Fiction Writing and Other Oddities

Tuesday, March 14, 2006

I Should Have Read My Own Blog

The title says it all: I should have read my own blog. The one where I said nothing good happens if I get a little confidence. I should have stayed depressed and sure I would always be one of those pitiful writer wannabe hacks who write for years but never produce anything good enough to get published.

Why would I say that?
Sunday night, I decided it was time to revise my web site and turn the focus to what I hoped would be a historical mystery/romance series revolving around a detective agency called: Second Sons, Discreet Inquiries. I had already written 4 manuscripts with this concept and each ended with a "bonus epilogue" containing a minor, but I hoped enjoyable, twist. I even thought I could use: Tales with a Terminal Twist, as a sort of an all-encompassing sales line.

My agent loved the manuscript I sent her (it was actually the second, but we're not going to talk about my previous abortive effort) and she started trying to sell it. Then, I sent her a second one. This one, she was not so thrilled with, but she's gamely trying to sell that one, too.

Well. Of course, since it's now been months, I got a little confidence that maybe it would sell. I mean, my agent loved the first one, didn't she? So I decided I really was going to be a writer, a published writer, and I redid my web site to be a writer's web site. Even though I hadn't sold yet, I figured I was close so instead of a more hobby (writing and gardening) web site, I created what I considered to be a professional writer site.

Besides, I had read all these other blogs from other writers who said things like: you have to have confidence and present yourself as a professional writer, and if you do, you'll be a professional, published writer.

Sounded like good advice. The sort of solid advice one gives to Olympics-bound athletes. Confidence. That's the ticket.

Naturally, whatever forces power the universe duly noted this slight but significant increase in my level of confidence. Normally, I have none since I've learned that confidence, any confidence, on my part inevitably leads to disappointment and disaster, but for some stupid reason I keep trying to overcome that. I keep trying to take other people's advice.

After showing this minute, microscopic cell's-worth of confidence, I imagine some sort of cosmic conversation went on like this:
"Did you see that that woman actually thinks she might get published?"

Snicker.

"I think she's almost got confidence that she'll sell. She's revised her web site, too. Thinks she's going to get this Second Sons concept off the ground."

Loud guffaw.

"We can't have this. Swat her down like a mosquito in August, and this time, since she had the nerve to redesign her web site around this concept and included excerpts from three of her manuscripts, I want the entire thing crushed. I want everything she's written for the last 4 years, and everything she plans to write for the next few years to be entirely worthless."

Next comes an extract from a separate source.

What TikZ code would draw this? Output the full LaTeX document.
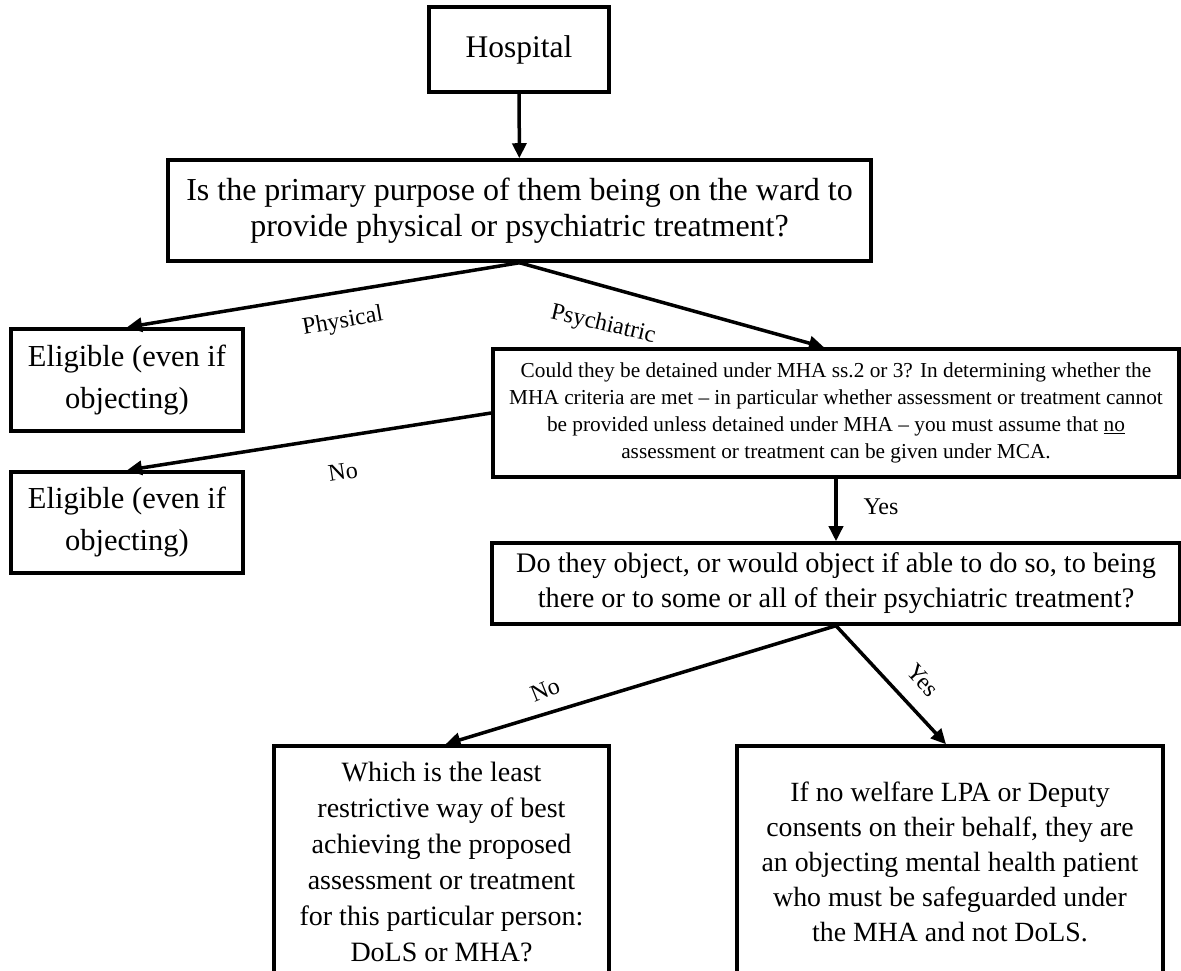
\documentclass[tikz,border=0pt]{standalone}
\usepackage{fontspec}
\setmainfont{Liberation Serif}
\usetikzlibrary{arrows.meta}

\begin{document}
\begin{tikzpicture}[x=1pt,y=1pt,
  box/.style={draw,line width=3.5pt,align=center,inner sep=0pt,font=\fontsize{30}{36}\selectfont},
  arr/.style={line width=3.5pt,-{Triangle[length=15pt,width=14pt]}},
  lbl/.style={font=\fontsize{24}{28}\selectfont}]
\useasboundingbox (0,0) rectangle (1181,971);
% boxes
\node[box,minimum width=180pt,minimum height=85pt,font=\fontsize{31.5}{36}\selectfont] (hosp) at (519,921.5) {Hospital};
\node[box,minimum width=703pt,minimum height=101pt,font=\fontsize{32}{36}\selectfont] (purpose) at (519.5,760.5)
  {Is the primary purpose of them being on the ward to\\provide physical or psychiatric treatment?};
\node[box,minimum width=232pt,minimum height=102pt,font=\fontsize{30.5}{42}\selectfont] (elig1) at (127,591) {Eligible (even if\\objecting)};
\node[box,minimum width=232pt,minimum height=101pt,font=\fontsize{30.5}{42}\selectfont] (elig2) at (127,448.5) {Eligible (even if\\objecting)};
\node[box,minimum width=686pt,minimum height=128pt,font=\fontsize{21.3}{27}\selectfont] (mha) at (836,558)
  {Could they be detained under MHA ss.2 or 3? In determining whether the\\
   MHA criteria are met -- in particular whether assessment or treatment cannot\\
   be provided unless detained under MHA -- you must assume that \underline{no}\\
   assessment or treatment can be given under MCA.};
\node[box,minimum width=688pt,minimum height=81pt,font=\fontsize{28.3}{35}\selectfont] (object) at (836,387.5)
  {Do they object, or would object if able to do so, to being\\there or to some or all of their psychiatric treatment?};
\node[box,minimum width=335pt,minimum height=232pt,font=\fontsize{28}{36}\selectfont] (least) at (441.5,109)
  {Which is the least\\restrictive way of best\\achieving the proposed\\assessment or treatment\\for this particular person:\\DoLS or MHA?};
\node[box,minimum width=426pt,minimum height=232pt,font=\fontsize{27.8}{35}\selectfont] (safeg) at (950,109)
  {If no welfare LPA or Deputy\\consents on their behalf, they are\\an objecting mental health patient\\who must be safeguarded under\\the MHA and not DoLS.};
% arrows
\draw[arr] (hosp) -- (purpose);
\draw[arr] (purpose.south) -- (elig1.north);
\draw[arr] (purpose.south) -- ([xshift=-12pt]mha.north);
\draw[arr] (mha.west) -- (elig2.north);
\draw[arr] (mha) -- (object);
\draw[arr] (object.south) -- ([xshift=4pt]least.north);
\draw[arr] (object.south) -- ([xshift=-4pt]safeg.north);
% labels
\node[lbl,rotate=10] (lphys) at (343,649) {Physical};
\node[lbl,rotate=-13] (lpsych) at (603,646) {Psychiatric};
\node[lbl,rotate=9] (lno1) at (343,499) {No};
\node[lbl] (lyes1) at (881,464) {Yes};
\node[lbl,rotate=22] (lno2) at (545,281) {No};
\node[lbl,rotate=-48] (lyes2) at (923,291) {Yes};
\end{tikzpicture}
\end{document}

"You got it, boss. Entire waste and devastation. No problem."

The day after I revised my web site, I got a boat-load of rejections. Coincidence? Coincidence that I got the rejections the day after I revised my web site to be more professional and to commit to this concept of historical-set mysteries (with a pathetic touch of romance)?

Well, they weren't just the "sorry, not right for us" kinds of rejections. These were the "you're not in tune with the market" kind of rejections. No one wants historical-set mysteries and particularly not with a romance. Your romance was too subtle. It wasn't hot enough. It stunk on ice. Revisions would be so massive that it wouldn't be worth thinking about.

Three publishers didn't even want to look at my work because they loathed even the concept.

Since pretty much everything I've written during the last four years and everything I plan to write over the next few years rests on this concept, I'm basically sitting in a leaking boat watching a great white shark circle me. Waiting. Watching. Hitting the hull with its tail to make the boat sink a little faster. Oh, and I have a nosebleed which seems to make me of even greater interest to the circling shark.

So now what?
I'm going to have to pull back on the web site, for one thing. There's no point in talking about an entire flotilla of related manuscripts that aren't going to make it out the door. Toss out all the plots I'd worked out and have lined up, waiting to be written. Forget about Second Sons. Forget about the Archers.

If I'm not going to write these historical-set mysteries (with a touch, but not hot enough, of romance) then what am I going to write? My brain was entirely wrapped around this idea. I had already tried the contemporary route six years ago but found it more interesting and "natural" for me to set my stories in the late Regency period. I don't know why, but ideas just flowed when I switched to historical-set.

But that's not going to sell, so I have to get over it right now.

Time to stand back. Other writers tell me to try other genres. Mentally, it feels like trying to divert the ocean. It feels like what they're really telling me is that I don't fit in. I'm not one of them. I'm not a writer.

Am I going to give up? Today, I don't know. Tomorrow, I can't say.

1 comment:

Sonja Foust said...

Aw, what a sucky day. I feel your pain and I'm sorry you feel so bad about it! I'm not published either, but I'd say give it a little while to let the rejections lose some of their immediacy before you swear off your genre forever. If it works that well for you, there's got to be a reason. Hang in there.